The DOE's Office of Science awarded the contract to Atipa Technologies, a division of Microtech Computers that builds high-performance Linux systems for government agencies and universities.
The new supercomputer is designed to operate at a peak processing speed of 3.4 petaflops, 20 times faster than PNNL's four-year-old Chinook supercomputer. That should put it into the top 20 supercomputers in the world, according to PNNL.
The system will be comprised of 196,000 Intel processing cores combined with Intel's Xeon Phi coprocessors, based on the company's Many Integrated Core architecture, and has 2.7 petabytes of usable storage.

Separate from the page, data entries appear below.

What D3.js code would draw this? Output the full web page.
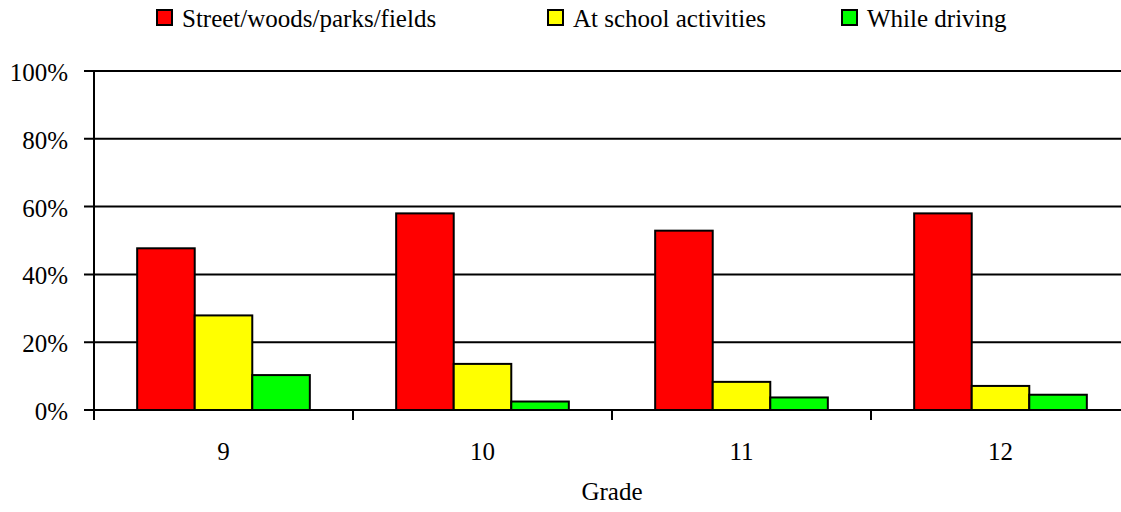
<!DOCTYPE html>
<html>
<head>
<meta charset="utf-8">
<script src="https://cdn.jsdelivr.net/npm/d3@7"></script>
<style>
  html, body { margin: 0; padding: 0; background: #fff; }
  svg { display: block; }
</style>
</head>
<body>
<svg id="chart" width="1121" height="512"></svg>
<script>
const grades = ["9", "10", "11", "12"];
const seriesNames = ["Street/woods/parks/fields", "At school activities", "While driving"];
const street = [47.7, 58.0, 52.9, 58.0];
const school = [27.9, 13.6, 8.3, 7.1];
const driving = [10.3, 2.5, 3.7, 4.5];
const seriesColors = ["#ff0000", "#ffff00", "#00ff00"];
const yTicks = [0, 20, 40, 60, 80, 100];
const xTitle = "Grade";

(function () {
const values = [street, school, driving];
const FONT = "'Liberation Serif', 'Times New Roman', Tinos, 'DejaVu Serif', serif";
const svg = d3.select("#chart").attr("font-family", FONT);
const plotLeft = 94, plotRight = 1130, plotTop = 71, plotBottom = 410;
const fs = 25;

const x0 = d3.scaleBand().domain(grades).range([plotLeft, plotRight]).padding(0);
const x1 = d3.scaleBand().domain(seriesNames).range([0, x0.bandwidth()])
  .paddingInner(0).paddingOuter(0.75);
const y = d3.scaleLinear().domain([0, 100]).range([plotBottom, plotTop]);

// gridlines
svg.append("g").selectAll("line").data(yTicks).join("line")
  .attr("x1", plotLeft - 10).attr("x2", plotRight)
  .attr("y1", d => y(d)).attr("y2", d => y(d))
  .attr("stroke", "#000").attr("stroke-width", 2);

// y labels
svg.append("g").selectAll("text").data(yTicks).join("text")
  .attr("x", 68).attr("y", d => y(d) + 10)
  .attr("text-anchor", "end").attr("font-size", fs).attr("font-family", FONT)
  .text(d => d + "%");

// bars
const groups = svg.append("g").selectAll("g").data(grades).join("g")
  .attr("transform", d => `translate(${x0(d)},0)`);
groups.selectAll("rect")
  .data((g, gi) => seriesNames.map((s, si) => ({ s, si, v: values[si][gi] })))
  .join("rect")
  .attr("x", d => x1(d.s))
  .attr("width", x1.bandwidth())
  .attr("y", d => y(d.v))
  .attr("height", d => y(0) - y(d.v))
  .attr("fill", d => seriesColors[d.si])
  .attr("stroke", "#000").attr("stroke-width", 2);

// y axis line
svg.append("line").attr("x1", plotLeft).attr("x2", plotLeft)
  .attr("y1", plotTop).attr("y2", plotBottom + 10)
  .attr("stroke", "#000").attr("stroke-width", 2);

// x axis ticks at group boundaries
const bounds = grades.map(g => x0(g)).concat([plotRight]);
svg.append("g").selectAll("line").data(bounds).join("line")
  .attr("x1", d => d).attr("x2", d => d)
  .attr("y1", plotBottom).attr("y2", plotBottom + 10)
  .attr("stroke", "#000").attr("stroke-width", 2);

// x labels
svg.append("g").selectAll("text").data(grades).join("text")
  .attr("x", d => x0(d) + x0.bandwidth() / 2)
  .attr("y", 460)
  .attr("text-anchor", "middle").attr("font-size", fs).attr("font-family", FONT)
  .text(d => d);

svg.append("text")
  .attr("x", (plotLeft + plotRight) / 2).attr("y", 500)
  .attr("text-anchor", "middle").attr("font-size", fs).attr("font-family", FONT)
  .text(xTitle);

// legend
const legendX = [157, 548, 842];
const lg = svg.append("g").selectAll("g").data(seriesNames).join("g")
  .attr("transform", (d, i) => `translate(${legendX[i]},0)`);
lg.append("rect").attr("x", 0).attr("y", 10).attr("width", 15).attr("height", 15)
  .attr("fill", (d, i) => seriesColors[i]).attr("stroke", "#000").attr("stroke-width", 2);
lg.append("text").attr("x", 25).attr("y", 27).attr("font-size", fs).attr("font-family", FONT)
  .text(d => d);
})();
</script>
</body>
</html>
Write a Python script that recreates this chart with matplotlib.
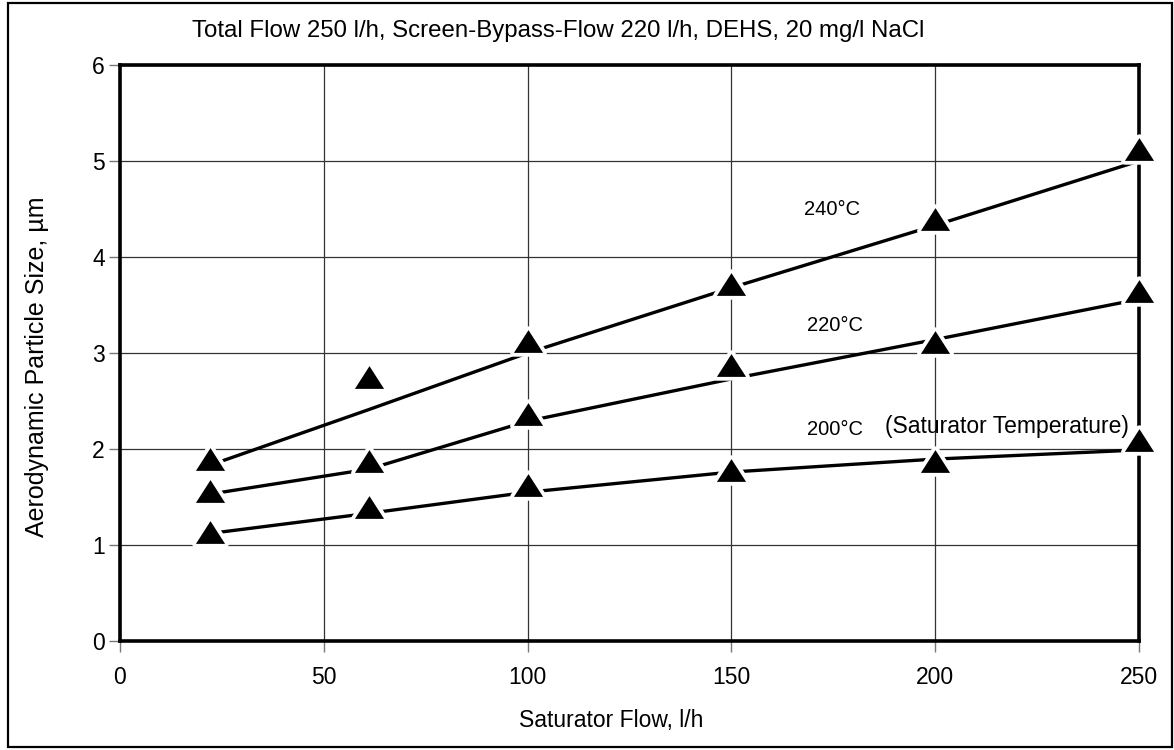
import numpy as np
import matplotlib
matplotlib.use("Agg")
import matplotlib.pyplot as plt
from matplotlib.markers import MarkerStyle
from matplotlib.path import Path
from matplotlib.patches import Rectangle

plt.rcParams['font.family'] = ['Liberation Sans', 'DejaVu Sans']

# Saturator flow settings (l/h)
flow = [22, 61, 100, 150, 200, 250]

# Measured aerodynamic particle size (µm) per saturator temperature
size_240 = [1.90, 2.75, 3.13, 3.72, 4.40, 5.12]
size_220 = [1.56, 1.87, 2.36, 2.87, 3.11, 3.65]
size_200 = [1.14, 1.40, 1.62, 1.78, 1.88, 2.09]

# Smoothed trend values at the same flows
trend_240 = [1.83, 2.41, 3.00, 3.68, 4.33, 5.00]
trend_220 = [1.53, 1.79, 2.29, 2.73, 3.14, 3.56]
trend_200 = [1.12, 1.33, 1.55, 1.76, 1.895, 1.99]

x_ticks = [0, 50, 100, 150, 200, 250]
y_ticks = [0, 1, 2, 3, 4, 5, 6]

title = "Total Flow 250 l/h, Screen-Bypass-Flow 220 l/h, DEHS, 20 mg/l NaCl"
x_label = "Saturator Flow, l/h"
y_label = "Aerodynamic Particle Size, µm"

W, H = 1174, 750
fig = plt.figure(figsize=(W / 100, H / 100), dpi=100)
ax = fig.add_axes([120 / W, 1 - 641 / H, (1139 - 120) / W, (641 - 65) / H])

ax.set_xlim(0, 250)
ax.set_ylim(0, 6)
ax.set_xticks(x_ticks)
ax.set_yticks(y_ticks)
ax.grid(True, color='#333333', linewidth=0.9, zorder=1)
ax.set_axisbelow(True)

for s in ax.spines.values():
    s.set_linewidth(2.6)
    s.set_color('black')
    s.set_zorder(2.5)

ax.tick_params(axis='both', colors='#777777', length=8, width=1.0,
               labelcolor='black', labelsize=16.5)
ax.tick_params(axis='x', pad=10)
ax.tick_params(axis='y', pad=3)

# Wide, flat triangle marker
tri = Path([(-1, -0.78), (1, -0.78), (0, 0.78), (-1, -0.78)],
           [Path.MOVETO, Path.LINETO, Path.LINETO, Path.CLOSEPOLY])
halo = MarkerStyle(tri, joinstyle='round')
solid = MarkerStyle(tri)

for trend, meas in [(trend_240, size_240), (trend_220, size_220), (trend_200, size_200)]:
    ax.plot(flow, trend, color='black', linewidth=2.4, solid_capstyle='butt', zorder=3)
    ax.plot(flow, meas, linestyle='none', marker=halo, markersize=21,
            markerfacecolor='white', markeredgecolor='white', markeredgewidth=5.5,
            zorder=4, clip_on=False)
    ax.plot(flow, meas, linestyle='none', marker=solid, markersize=21,
            markerfacecolor='black', markeredgewidth=0, zorder=5, clip_on=False)

ax.text(174.6, 4.49, "240°C", fontsize=14.5, ha='center', va='center')
ax.text(175.5, 3.29, "220°C", fontsize=14.5, ha='center', va='center')
ax.text(175.5, 2.20, "200°C", fontsize=14.5, ha='center', va='center')
ax.text(217.6, 2.23, "(Saturator Temperature)", fontsize=16.5, ha='center', va='center')

fig.text(558 / W, 1 - 31 / H, title, fontsize=17.3, ha='center', va='center')
fig.text(611 / W, 1 - 720 / H, x_label, fontsize=16.5, ha='center', va='center')
fig.text(37 / W, 1 - 367 / H, y_label, fontsize=18, ha='center', va='center',
         rotation=90)

fig.patches.append(Rectangle((8 / W, 3 / H), (1172 - 8) / W, (747 - 3) / H,
                             transform=fig.transFigure, fill=False,
                             edgecolor='black', linewidth=1.6))

fig.savefig("out.png", dpi=100)
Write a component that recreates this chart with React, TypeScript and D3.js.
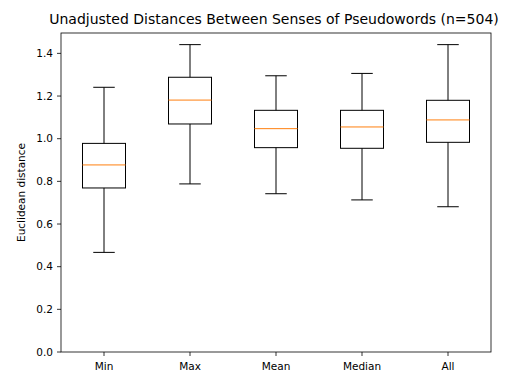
import React from 'react';
import * as d3 from 'd3';

const CATEGORIES = ['Min', 'Max', 'Mean', 'Median', 'All'];
const WHISKER_LO = [0.467, 0.788, 0.742, 0.713, 0.681];
const Q1 = [0.769, 1.069, 0.958, 0.955, 0.983];
const MEDIANS = [0.877, 1.181, 1.047, 1.055, 1.088];
const Q3 = [0.978, 1.288, 1.133, 1.133, 1.180];
const WHISKER_HI = [1.241, 1.441, 1.295, 1.306, 1.441];
const Y_TICKS = [0, 0.2, 0.4, 0.6, 0.8, 1.0, 1.2, 1.4];

const W = 510;
const H = 372;
const left = 61;
const right = 491;
const top = 33;
const bottom = 352;
const font = 'DejaVu Sans, sans-serif';

const App = () => {
  // positions 1..5 like matplotlib boxplot
  const x = d3.scaleLinear().domain([0.5, 5.5]).range([left, right]);
  const y = d3.scaleLinear().domain([0, 1.4955]).range([bottom, top]);

  const boxes = CATEGORIES.map((c, i) => {
    const cx = x(i + 1);
    const bw = x(1.25) - x(1);
    const cw = x(1.125) - x(1);
    return (
      <g key={c} stroke="#000" strokeWidth={1} fill="none">
        <line x1={cx} x2={cx} y1={y(Q1[i])} y2={y(WHISKER_LO[i])} />
        <line x1={cx} x2={cx} y1={y(Q3[i])} y2={y(WHISKER_HI[i])} />
        <line x1={cx - cw} x2={cx + cw} y1={y(WHISKER_LO[i])} y2={y(WHISKER_LO[i])} />
        <line x1={cx - cw} x2={cx + cw} y1={y(WHISKER_HI[i])} y2={y(WHISKER_HI[i])} />
        <rect x={cx - bw} y={y(Q3[i])} width={bw * 2} height={y(Q1[i]) - y(Q3[i])} />
        <line x1={cx - bw} x2={cx + bw} y1={y(MEDIANS[i])} y2={y(MEDIANS[i])} stroke="#ff7f0e" />
      </g>
    );
  });

  return (
    <svg width={W} height={H} style={{ position: 'absolute', left: 0, top: 0, background: '#fff' }}>
      <text x={274} y={24} textAnchor="middle" fontSize={14} fontFamily={font} fill="#000">
        Unadjusted Distances Between Senses of Pseudowords (n=504)
      </text>
      {boxes}
      {Y_TICKS.map(t => (
        <g key={t}>
          <line x1={left - 4} x2={left} y1={y(t)} y2={y(t)} stroke="#000" strokeWidth={0.8} />
          <text x={left - 8} y={y(t)} dy="0.36em" textAnchor="end" fontSize={10.5} fontFamily={font} fill="#000">
            {t.toFixed(1)}
          </text>
        </g>
      ))}
      {CATEGORIES.map((c, i) => (
        <g key={c}>
          <line x1={x(i + 1)} x2={x(i + 1)} y1={bottom} y2={bottom + 4} stroke="#000" strokeWidth={0.8} />
          <text x={x(i + 1)} y={bottom + 17.5} textAnchor="middle" fontSize={10.5} fontFamily={font} fill="#000">
            {c}
          </text>
        </g>
      ))}
      <text
        transform={`translate(25, ${(top + bottom) / 2}) rotate(-90)`}
        textAnchor="middle"
        fontSize={10.5}
        fontFamily={font}
        fill="#000"
      >
        Euclidean distance
      </text>
      <rect x={left} y={top} width={right - left} height={bottom - top} fill="none" stroke="#000" strokeWidth={0.8} />
    </svg>
  );
};

export default App;
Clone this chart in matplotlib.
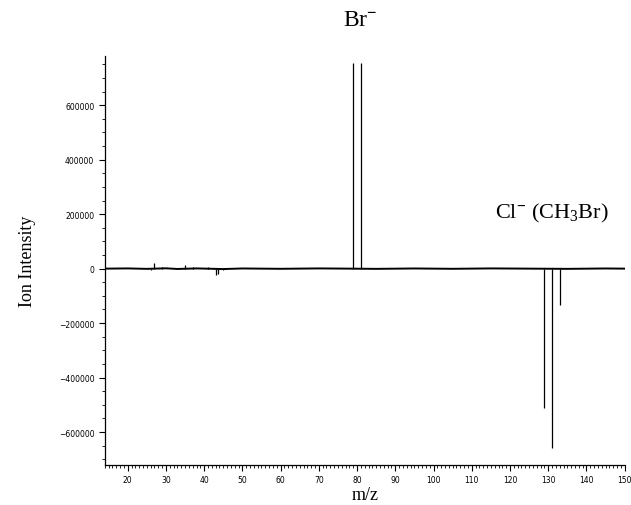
#!/usr/bin/env python3
"""Negative-ion mass spectrum: Br- (up) vs Cl- (CH3Br) (down)."""
import matplotlib
matplotlib.use("Agg")
import matplotlib.pyplot as plt
from matplotlib.ticker import MultipleLocator

plt.rcParams["mathtext.fontset"] = "custom"
plt.rcParams["mathtext.rm"] = "Liberation Serif"
plt.rcParams["mathtext.it"] = "Liberation Serif:italic"
plt.rcParams["mathtext.bf"] = "Liberation Serif:bold"

# peaks (m/z, ion intensity)
up_mz = [27, 29, 35, 37, 41, 79, 81]
up_int = [22000, 6000, 12000, 5000, 6000, 755000, 755000]
down_mz = [26, 43, 43.6, 45, 129, 131, 133]
down_int = [-6000, -22000, -20000, -5000, -510000, -660000, -132000]

# thin baseline trace (small hand-read wiggles)
base_mz = [14, 20, 25, 30, 33, 38, 45, 50, 60, 70, 78, 85, 95, 105, 115, 125, 135, 145, 150]
base_int = [0, 800, -800, 1200, -1200, 800, -1500, 600, -600, 800, 0, -800, 600, -600, 800, 0, -800, 600, 0]

fig = plt.figure(figsize=(6.31, 5.06), dpi=100)
ax = fig.add_axes([0.166, 0.079, 0.824, 0.808])

ax.plot(base_mz, base_int, color="black", lw=1.4)
ax.vlines(up_mz, 0, up_int, color="black", lw=0.9)
ax.vlines(down_mz, 0, down_int, color="black", lw=0.9)

ax.set_xlim(14, 150)
ax.set_ylim(-721000, 780000)
ax.xaxis.set_major_locator(MultipleLocator(10))
ax.xaxis.set_minor_locator(MultipleLocator(1))
ax.yaxis.set_major_locator(MultipleLocator(200000))
ax.yaxis.set_minor_locator(MultipleLocator(50000))
ax.tick_params(which="major", length=4, width=0.8, labelsize=5.5, direction="out")
ax.tick_params(which="minor", length=2, width=0.6, direction="out")
for s in ("top", "right"):
    ax.spines[s].set_visible(False)
ax.spines["left"].set_linewidth(0.9)
ax.spines["bottom"].set_linewidth(0.9)

serif = "Liberation Serif"
ax.set_xlabel("m/z", family=serif, fontsize=13, labelpad=1)
ax.set_ylabel("Ion Intensity", family=serif, fontsize=13, labelpad=16)

fig.text(360 / 631, 1 - 21 / 506, r"Br$^{\mathbf{-}}$", family=serif, fontsize=17,
         ha="center", va="center")
fig.text(552 / 631, 1 - 213 / 506, r"Cl$^{\mathbf{-}}$ (CH$_3$Br)", family=serif,
         fontsize=16, ha="center", va="center")

fig.savefig("out.png", dpi=100)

The supercomputer will be optimized for climate and chemistry simulations and biological analyses. It will be used for research in climate and environmental science, chemical processes and biology-based fuels, according to PNNL.
In biology, "more computing power is like having more pixels in a picture," said Scott Baker, the Environmental Molecular Sciences Lab's biology science lead, in a written statement. "We'll be able to look at proteins and complex biological interactions more realistically. This will allow us to better understand and control organisms like microbes so that we can develop new renewable fuels."
The new computer is scheduled to be operating by October. About 400 scientists use the lab's Chinook system.
The DOE operates three of the top 10 supercomputers in a ranking of the top 500 supercomputer sites. Topping the list is Oak Ridge National Lab's Titan, which is rated at a peak of 27 petaflops.